You make little figures – we made them about 16 inches tall – and then you can “gesture sculpt”. At school we had a live model and every gesture took about 5 to 15 minutes. It takes a little longer than gesture drawing because you have to bend and shape using pliers. As always, with time and practice it becomes easier and the wire sculptures get more complex and expressive.
The added dimension (working in 3D) makes you think much more about the directions that the body parts go, the tilts and twists a body can show. Note in the following picture how the pelvis tilts to the left while the shoulders stay straight.
It’s fascinating how much information one can capture. Is it a relaxed or tense pose? Which way does he look?
When they stand on their own it means you really found the line of gravity that goes through the body – which sounds easier than it is, trying to be fast and accurate at the same time.
I took a short sculpting class over the summer.
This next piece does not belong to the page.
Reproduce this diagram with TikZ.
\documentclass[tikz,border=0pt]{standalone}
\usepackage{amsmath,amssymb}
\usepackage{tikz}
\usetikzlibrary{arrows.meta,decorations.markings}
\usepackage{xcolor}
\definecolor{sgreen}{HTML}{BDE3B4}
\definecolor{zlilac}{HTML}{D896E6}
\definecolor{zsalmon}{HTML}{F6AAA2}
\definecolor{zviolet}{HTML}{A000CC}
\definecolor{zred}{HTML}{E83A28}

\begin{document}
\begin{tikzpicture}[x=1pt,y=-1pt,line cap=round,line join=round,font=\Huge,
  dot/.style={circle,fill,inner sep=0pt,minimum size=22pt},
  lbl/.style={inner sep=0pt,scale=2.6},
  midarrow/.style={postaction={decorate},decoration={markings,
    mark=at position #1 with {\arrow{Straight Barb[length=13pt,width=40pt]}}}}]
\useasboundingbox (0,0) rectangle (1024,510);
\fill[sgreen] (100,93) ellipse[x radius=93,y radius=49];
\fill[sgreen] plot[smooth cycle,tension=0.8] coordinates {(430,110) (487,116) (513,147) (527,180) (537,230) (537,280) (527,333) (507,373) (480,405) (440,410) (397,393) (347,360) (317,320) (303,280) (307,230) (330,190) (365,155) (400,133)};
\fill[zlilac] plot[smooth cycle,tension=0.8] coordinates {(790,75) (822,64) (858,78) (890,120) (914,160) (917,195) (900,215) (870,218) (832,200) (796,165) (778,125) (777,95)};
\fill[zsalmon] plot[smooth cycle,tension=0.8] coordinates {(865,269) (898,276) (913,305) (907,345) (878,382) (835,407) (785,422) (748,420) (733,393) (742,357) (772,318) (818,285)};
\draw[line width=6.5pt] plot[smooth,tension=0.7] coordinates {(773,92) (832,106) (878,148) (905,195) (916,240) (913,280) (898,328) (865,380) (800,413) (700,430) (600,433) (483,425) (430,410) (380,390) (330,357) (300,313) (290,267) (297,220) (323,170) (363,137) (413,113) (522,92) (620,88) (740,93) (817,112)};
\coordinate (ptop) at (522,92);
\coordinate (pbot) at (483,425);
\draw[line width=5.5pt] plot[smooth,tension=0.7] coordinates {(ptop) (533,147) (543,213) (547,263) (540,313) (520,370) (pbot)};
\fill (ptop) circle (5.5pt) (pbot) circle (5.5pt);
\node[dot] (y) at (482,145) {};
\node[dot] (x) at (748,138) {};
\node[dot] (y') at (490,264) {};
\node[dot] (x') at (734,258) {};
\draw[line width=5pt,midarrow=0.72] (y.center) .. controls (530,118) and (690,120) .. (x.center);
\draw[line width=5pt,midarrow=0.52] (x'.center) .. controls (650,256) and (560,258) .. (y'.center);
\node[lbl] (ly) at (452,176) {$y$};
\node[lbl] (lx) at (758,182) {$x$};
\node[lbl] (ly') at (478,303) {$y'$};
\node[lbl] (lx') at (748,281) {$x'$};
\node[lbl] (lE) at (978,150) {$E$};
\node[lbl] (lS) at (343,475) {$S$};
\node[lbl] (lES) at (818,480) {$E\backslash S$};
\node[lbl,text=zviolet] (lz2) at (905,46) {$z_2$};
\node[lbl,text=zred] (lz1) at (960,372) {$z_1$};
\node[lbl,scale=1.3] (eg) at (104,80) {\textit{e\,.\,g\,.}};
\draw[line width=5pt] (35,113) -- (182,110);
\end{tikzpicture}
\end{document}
I chose Intro to Figure Sculpture with Mike Magrath at Gage Academy. The pictures show my very first sculpture produced during the five week class (15 hours). It’s far from perfect but I’m really fascinated with sculpting. It’s a very complex and captivating process – and still so much to learn.
Women Sitting | Clay | 2012
Her face looks a little bit like a figure from Avatar 🙂 unintentional of course, it’s only roughed in. So are hands and feet, for lack of time/skill at the time. I was very busy just getting her posture right – as I said, it’s a very complex process.
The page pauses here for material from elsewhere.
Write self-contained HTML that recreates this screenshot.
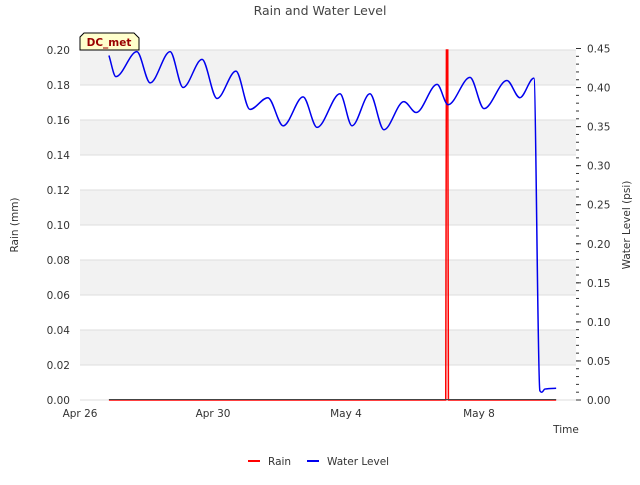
<!DOCTYPE html>
<html><head><meta charset="utf-8"><style>
body{margin:0;background:#fff;font-family:"Liberation Sans","DejaVu Sans",sans-serif;}
svg text{font-family:"DejaVu Sans","Liberation Sans",sans-serif;}
</style></head><body>
<svg id="c" width="640" height="480" xmlns="http://www.w3.org/2000/svg"></svg>
<script>
const xTickLabels=["Apr 26","Apr 30","May 4","May 8"];
const xTickDays=[0,4,8,12];
const leftTicks=[0,0.02,0.04,0.06,0.08,0.10,0.12,0.14,0.16,0.18,0.20];
const rightTicks=[0,0.05,0.10,0.15,0.20,0.25,0.30,0.35,0.40,0.45];
const levelDays=[0.87,1.08,1.71,2.11,2.71,3.10,3.67,4.12,4.69,5.11,5.65,6.11,6.71,7.13,7.82,8.18,8.72,9.14,9.74,10.11,10.74,11.07,11.73,12.15,12.84,13.23,13.65,13.83,13.89,13.98,14.32];
const levelVals=[0.441,0.414,0.446,0.406,0.446,0.400,0.436,0.386,0.421,0.372,0.387,0.351,0.388,0.349,0.392,0.351,0.392,0.346,0.382,0.368,0.404,0.378,0.413,0.373,0.409,0.387,0.412,0.012,0.010,0.014,0.015];
const rainDays=[0.87,11.0,11.02,11.04,11.06,11.08,14.32];
const rainVals=[0,0,0.2,0.2,0.2,0,0];

const svg=document.getElementById('c');
const NS='http://www.w3.org/2000/svg';
const L=80,R=576,T=50,B=400;
const xs=d=>L+d*33.25;
const yl=v=>B-v/0.2*(B-T);
const yr=v=>B-v/0.45*(B-T+1.5);
function mk(tag,attrs,parent){const e=document.createElementNS(NS,tag);for(const k in attrs)e.setAttribute(k,attrs[k]);(parent||svg).appendChild(e);return e;}
function txt(x,y,s,anchor,size,fill,extra){const t=mk('text',Object.assign({x:x,y:y,'text-anchor':anchor,'font-size':size,fill:fill},extra||{}));t.textContent=s;return t;}
function monotonePath(px,py){
 const n=px.length,d=[],m=[];
 for(let i=0;i<n-1;i++)d.push((py[i+1]-py[i])/(px[i+1]-px[i]));
 m[0]=d[0];m[n-1]=d[n-2];
 for(let i=1;i<n-1;i++){m[i]=(d[i-1]*d[i]<=0)?0:(d[i-1]+d[i])/2;}
 for(let i=0;i<n-1;i++){if(d[i]===0){m[i]=0;m[i+1]=0;continue;}const a=m[i]/d[i],b=m[i+1]/d[i],s=a*a+b*b;if(s>9){const t=3/Math.sqrt(s);m[i]=t*a*d[i];m[i+1]=t*b*d[i];}}
 let p='M'+px[0]+','+py[0];
 for(let i=0;i<n-1;i++){const h=(px[i+1]-px[i])/3;p+=' C'+(px[i]+h)+','+(py[i]+m[i]*h)+' '+(px[i+1]-h)+','+(py[i+1]-m[i+1]*h)+' '+px[i+1]+','+py[i+1];}
 return p;
}

for(let i=0;i<5;i++){
 const top=0.2-i*0.04;
 const r=mk('rect',{x:L,y:yl(top),width:R-L,height:yl(top-0.02)-yl(top),fill:'#f2f2f2'});
 
 
}
leftTicks.forEach(v=>{
 const g=mk('line',{x1:L,x2:R,y1:yl(v),y2:yl(v),stroke:'#dddddd','stroke-width':1});
 
 
 const t=txt(L-10,yl(v)+4,v.toFixed(2),'end',10.5,'#333');
 
 
});
rightTicks.forEach(v=>{
 const t=txt(R+11,yr(v)+4,v.toFixed(2),'start',10.5,'#333');
 
 
 mk('line',{x1:R,x2:R+5,y1:yr(v),y2:yr(v),stroke:'#333'});
});
for(let v=0;v<=0.45001;v+=0.01){mk('line',{x1:R,x2:R+3,y1:yr(v),y2:yr(v),stroke:'#333'});}
xTickDays.forEach((d,i)=>{
 const t=txt(xs(d),417,xTickLabels[i],'middle',10.5,'#333');
 
 
});

const rp=mk('polyline',{points:rainDays.map((d,i)=>xs(d)+','+yl(rainVals[i])).join(' '),fill:'none',stroke:'#ff0000','stroke-width':1.5});


mk('line',{x1:xs(rainDays[0]),x2:xs(rainDays[rainDays.length-1]),y1:B-0.5,y2:B-0.5,stroke:'#444','stroke-width':1});

const wp=mk('path',{d:monotonePath(levelDays.map(xs),levelVals.map(yr)),fill:'none',stroke:'#0000ee','stroke-width':1.5,'stroke-linejoin':'round'});



const title=txt(320,15,'Rain and Water Level','middle',12.5,'#444');


const yt=txt(0,0,'Rain (mm)','middle',10.5,'#333',{transform:'translate(18,225) rotate(-90)'});


const yt2=txt(0,0,'Water Level (psi)','middle',10.5,'#333',{transform:'translate(630,225) rotate(-90)'});


const xt=txt(566,433,'Time','middle',10.5,'#333');



const bg=mk('g',{});


mk('path',{d:'M84,33 L134,33 L139,38 L139,50 L80,50 L80,37 Z',fill:'#ffffcc',stroke:'#000','stroke-width':1},bg);
bg.appendChild(txt(109,46,'DC_met','middle',10.5,'#990000',{'font-weight':'bold'}));

const lg1=mk('g',{});


mk('line',{x1:248,x2:260,y1:461,y2:461,stroke:'#ff0000','stroke-width':2},lg1);
lg1.appendChild(txt(268,465,'Rain','start',10.5,'#333'));
const lg2=mk('g',{});


mk('line',{x1:307,x2:319,y1:461,y2:461,stroke:'#0000ee','stroke-width':2},lg2);
lg2.appendChild(txt(327,465,'Water Level','start',10.5,'#333'));
</script>
</body></html>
As a follow-up to the blogs about “drawing and sculpting” (posted June and July) here is a portrait that I drew during the last class session of “Beginning Portrait – Drawing and Sculpting”. Remember the point of the class was to enhance your drawing skills through sculpting.
Pencil on Paper | May 2012
Now, in comparison look at the following portrait that I drew during my “Beginning Drawing” class during March 2012 (just a couple of months earlier). The nose and in particular the ear in this drawing are not as well developed as in the above drawing. Partly it was a lack of skill but also a lack of “seeing” things and being able to translate it into 2D. The sculpting truly helped to understand the form better and become better at drawing 🙂
On June 26th and 27th I posted sculptures of the nose and ear. Here comes the mouth.
As a reminder: the purpose of sculpting parts of the face (in this exercise) is to understand their shape better – the plane breaks, the volume, the relationships of the parts of the face to each other – consequently it helps to become better at drawing (the face). In addition one can practice drawing from the sculptures – drawing from a 3-D model – e.g. the following photos show how the shape of the mouth can create shadows on the face, it also shows the “hills” and “valleys” of this part of the face quite well. You could also draw the feature from different angles – e.g. practicing drawing a foreshortened view etc.
The following photo shows well that it’s really only a sculpture of the mouth. Neighboring features of the mouth are only developed as much as necessary to understand the relationship hence the nose in this sculpture is really a rather undefined lump of plasticine serving as the “boarder” to the north (casting a shadow) and showing that the philtrum groove of the mouth connects to the nose – although it doesn’t show the details of how exactly it connects to the nose as this information is not needed for drawing the mouth.
Last quarter (Spring 2012) I took “Beginning Portrait – Drawing and Sculpting” at Gage (instructor: Suzanne Brooker). One week we drew (from the life model) and the next week we sculpted (from the same model) one particular feature of the head.
The point is to understand the plane breaks, dimensions and relations (of the features) of the face/head. To achieve this we drew so-called construction drawings that show the breaks and then sculpted this part. Sculpting (since it is 3-D) really enhances one’s understanding of the plane breaks and relations of the features to each other and as a result improves one’s drawing skills.
To illustrate here an example of a simple construction drawing from an artistic anatomy book:
And here are a few of my construction drawings of the model’s nose:
And the sculpture – the focus is on the nose, the other features are not really developed, only as much as needed for reference.
I’ll post other features of the head in the next few days.